Speaker
Description
In the last few years, Low Gain Avalanche diodes (LGAD) obtained growing attention as radiation sensors due to some important advantages: larger internal signal, potentially higher signal-to-noise ratio, better time resolution, and higher radiation hardness with respect to standard p-i-n sensors. They are currently considered state-of-the-art silicon detectors for timing application in HEP experiments, and more recently they are also being investigated as low-energy x-ray segmented detectors (< 1 keV) for synchrotron applications.
An increasing number of foundries and R&D laboratories started to work on this technology by proposing novel designs, mainly focused on increasing the radiation hardness of LGAD and optimizing the segmentation technology for fine-pixel and high-fill-factor sensor production.
In this presentation, the major ongoing developments on LGAD will be reviewed and discussed, supported by experimental results, and with particular attention to the fabrication process and to the technological challenges.
Among the others, some novel segmentation strategies aimed at increasing the fill-factor of fine-pixelated sensors will be discussed: i) inverted-LGAD (i-LGAD); ii) Resistive AC-coupled Detectors (RSD) and Resistive DC-coupled Detectors (DC-RSD); iii) Trench-Isolated LGAD (TI-LGAD); iv) Deep-Junction LGAD (DJ-LGAD).

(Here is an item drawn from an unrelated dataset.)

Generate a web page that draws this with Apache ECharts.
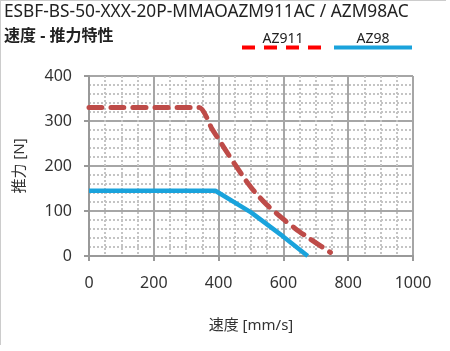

In addition, new strategies for the production of LGAD operating at extreme fluences above 5e15 neq/cm$^2$ will be presented. The ideas behind this radiation tolerance are: i) using ultra-thin substrates, ii) optimizing the doping profile by using doping compensation to make it less sensitive to the acceptor removal effect and iii) including some chemical impurities (like Carbon) to mitigate the effect of radiation-induced effects.